The principles governing adequacy of representation in courts-martial are stated in United States v. Jefferson, 13 M.J. 1, (C.M.A.1982) and Strickland v. Washington, 466 U.S. 668, 104 S.Ct. 2052, 80 L. Ed.2d 674 (1984). Relief on the grounds of inadequate representation of counsel requires both a breach of professional competence and a “reasonable probability” of prejudice in the outcome of the trial. United States v. Davis, 20 M.J. 1015 (A.C.M.R.1985).

We are convinced that appellant received effective assistance of counsel. The assertion that he was not adequately represent ed is clearly refuted by the record of trial and the affidavit and memo for record prepared by trial defense counsel. The evidence that the appellant was the driver of the vehicle at the time of the accident was overwhelming. The court members found that the accused’s conduct amounted to culpable negligence. We find no evidence that his counsel were not professionally competent or that there was any reasonable probability of prejudice in the outcome of the trial.

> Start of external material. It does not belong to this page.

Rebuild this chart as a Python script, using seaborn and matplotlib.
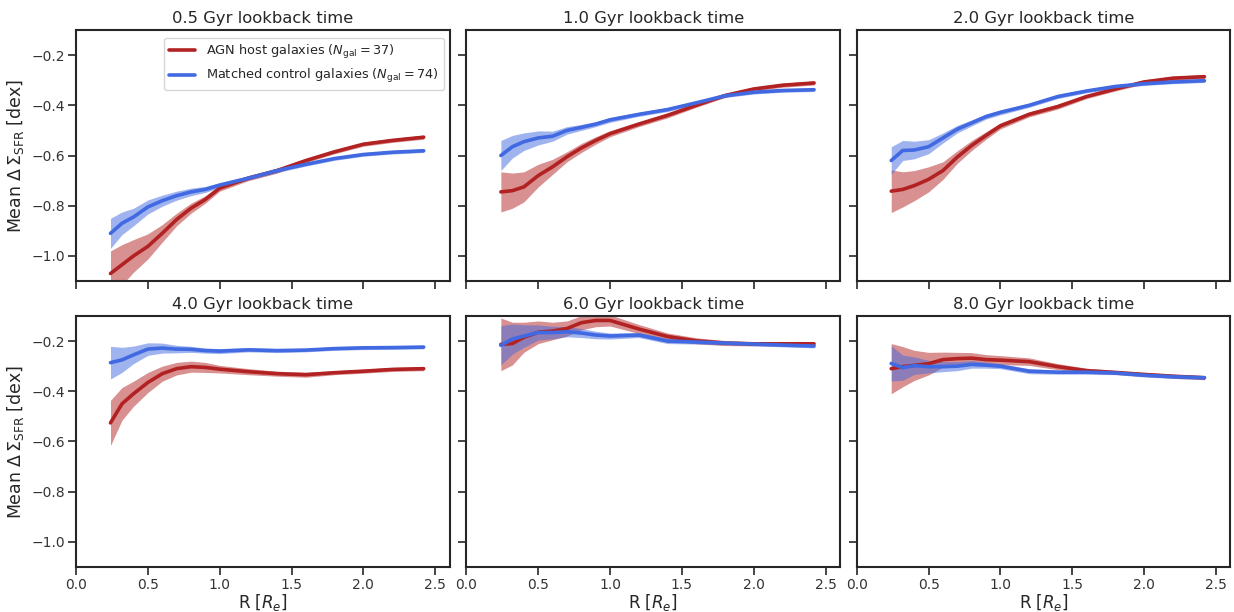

We have examined the record of trial, the assignments of error, including the matters submitted pursuant to United States v. Grostefon, 12 M.J. 431, (C.M.A.1982),* and the government’s reply thereto, and have *518concluded that the findings and sentence are correct in law and fact, and that no error prejudicial to the rights of the appellant was committed. Accordingly, the findings and sentence are

AFFIRMED.

Appellant’s motions to file documents are hereby granted.